For me, the highlight of 2023 was the recognition of the pioneering work of Mary Ann Shadd Cary, the first woman in North America to publish a newspaper during Canada’s pre-Confederation era — a time when freedom of speech was not a right for Black women but a luxury practiced by a select few.
On September 25, 2023, the Canadian Commission for the United Nations Educational, Scientific, and Cultural Organization (UNESCO) announced the inscription of the Mary Ann Shadd Cary records in the Canadian Memory of the World Register.
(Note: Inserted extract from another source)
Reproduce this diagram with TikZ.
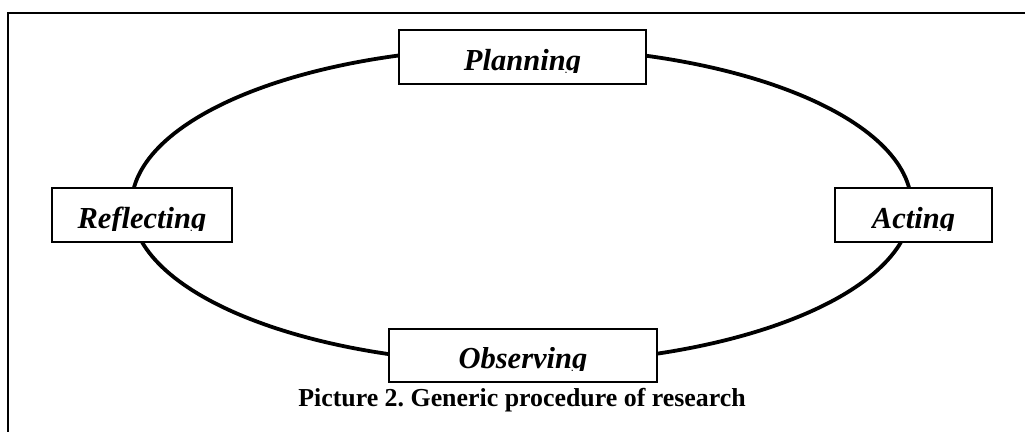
\documentclass[tikz,border=0pt]{standalone}
\usepackage{fontspec}
\setmainfont{Liberation Serif}
\usepackage{trimclip}
\frenchspacing

% the box texts lose the lower part of their descenders
\newcommand{\cutlabel}[1]{\clipbox{0pt {\depth-1.6pt} 0pt 0pt}{#1}}

\tikzset{
  stage/.style={draw, line width=1.3pt, fill=white, inner sep=0pt,
    minimum height=1.33cm, text height=20pt, text depth=1.5pt,
    font=\fontsize{21.7}{26}\selectfont\bfseries\itshape},
  caption/.style={font=\fontsize{18.4}{22}\selectfont\bfseries, anchor=base},
}

\begin{document}
\begin{tikzpicture}[x=0.025cm, y=-0.025cm]
  \useasboundingbox (0,0) rectangle (1025,432);
  % frame
  \draw[line width=1.3pt] (8,432) -- (8,13) -- (1025,13);

  % the cycle
  \coordinate (cycle) at (521.5,205.5);
  \draw[line width=2.7pt] (cycle) ellipse [x radius=390, y radius=158];

  \node[stage, minimum width=6.175cm] (plan) at (522.5,57) {\cutlabel{Planning}};
  \node[stage, minimum width=3.925cm] (act) at (913.5,215) {\cutlabel{Acting}};
  \node[stage, minimum width=6.7cm] (obs) at (523,355.5) {\cutlabel{Observing}};
  \node[stage, minimum width=4.5cm] (refl) at (142,215) {\cutlabel{Reflecting}};

  \node[caption] (cap) at (522,406) {Picture 2. Generic procedure of research};
\end{tikzpicture}
\end{document}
The register lists important pieces of archival documents and documentary heritage to commemorate important pieces constituting Canada’s collective history.
Shadd Cary’s archives are one of the 29 records listed in the Canadian Memory of the World Register. The archives were jointly submitted by Archives Ontario and Library & Archives Canada — where Shadd Cary’s archives will remain. The Canadian Advisory Committee for Memory of the World Register can request to monitor the status of Shadd Cary’s collections on a cyclical basis to ensure universal access to the documents.
Mary Ann Shadd Cary was a Black female educator, author, journalist, lawyer, and abolitionist in the pre-Confederation era, who was born free on October 9, 1823, in Wilmington, Delaware. Following the passage of the Fugitive Slave Act in the United States in 1850, an act that required slaves to be returned to their owners even if they were born free, Shadd Cary was forced to move to Canada West, now known as Ontario – a location that quickly became the spot for the organizing of anti-slavery activism.
From promoting the abolition of slavery to publicizing the successes of Black refugees living in freedom in Canada, the records of Shadd Cary’s work for The Provincial Freeman — a weekly newspaper she founded in 1853 — provide the perspective of a Black female in 19th century Canada West. The Mary Ann Shadd Cary archives also include correspondence with several prominent African American abolitionists like William Still, the father of the Underground Railroad.
Natasha Henry-Dixon, Assistant Professor of African Canadian History at York University said Shadd Cary’s work in The Provincial Freeman is a glimpse of what the Black community was like at the time. “Shadd Cary’s work encompasses the pursuit of freedom and the abolition of slavery in the United States at an individual level, but it is also very much significant and reflective of the Black community at the time,” said Henry-Dixon.
Henry-Dixon said she believes most people don’t know enough about Shadd Cary as a Canadian historical figure. Although the inscription of her record in the Canadian Memory of the World Register is an important step, “there are also emblematic ways that Black history is not considered part of the Canadian narrative,” Henry-Dixon said.
As a long-term academic, Henry Nixon goes on to ask how academics and archivists can work towards the public acknowledgement and understanding that Shadd Cary was a Black female figure from the 19th century who contributed to Canadian history. “You have these documents inscribed into this program that’s supposed to be representative of Canadian memory, so how do we elevate that awareness so that [Shadd Cary] is actually part of that memory?” said Henry-Dixon.
Cody Groat is the Chair of the Canadian Advisory Committee for Memory of the World. As part of the committee’s initiative to include Black experience into Canada’s heritage register, Groat said the committee released a special call for archival submissions that touched on the Black experience in Canada.
Groat said the records represent an attempt on behalf of the Canadian Memory of the World committee to recognize the lack of representation of the Black Canadian community. “Historically, archival institutions were perpetuating sort of racist beliefs about what is worth keeping,” said Groat, “and those were often the collections of white settlers, or white men and women in power.”
Groat added the importance of commemorating Shadd Cary through the Memory of the World Program is to bring public awareness to her work. Students, researchers, and the general public can visit Library & Archives Canada, in Ottawa, or Archives Ontario, in Toronto, for full in-person access to the documents.
“These records really build national conversations and dialogues about how they can provide lessons that are still important today,” said Groat, “[Shadd Cary] wrote a number of immigration guides to the Black community members in the United States, telling them how to immigrate to Canada West, which is now the province of Ontario, and outlining what it’s like for Black community members, and I think that’s a really interesting perspective to see.”
Groat said Shadd Cary’s letters were realistic and balanced when talking about the Black experience at the time. “She said, ‘we might not have slavery in Canada West at this time, but we still have extensive discrimination. But also these are communities where there’s more of a Black focus in the community, and that’s where we might be more welcomed,’” explained Groat.
The archival record of Shadd Cary is a significant collection about both her personal and work life, noted Henry-Dixon. Through her work as an abolitionist, the archives captured Shadd Cary’s passion for the abolitionist movement, a pivotal time in history.
Shadd Cary was able to push back against all of the “-isms, if you will,” said Henry Dixon. “She faced a lot of racism and sexism, based on the patriarchal and gender norms at the time. She was able to navigate that. I think that’s worth highlighting.”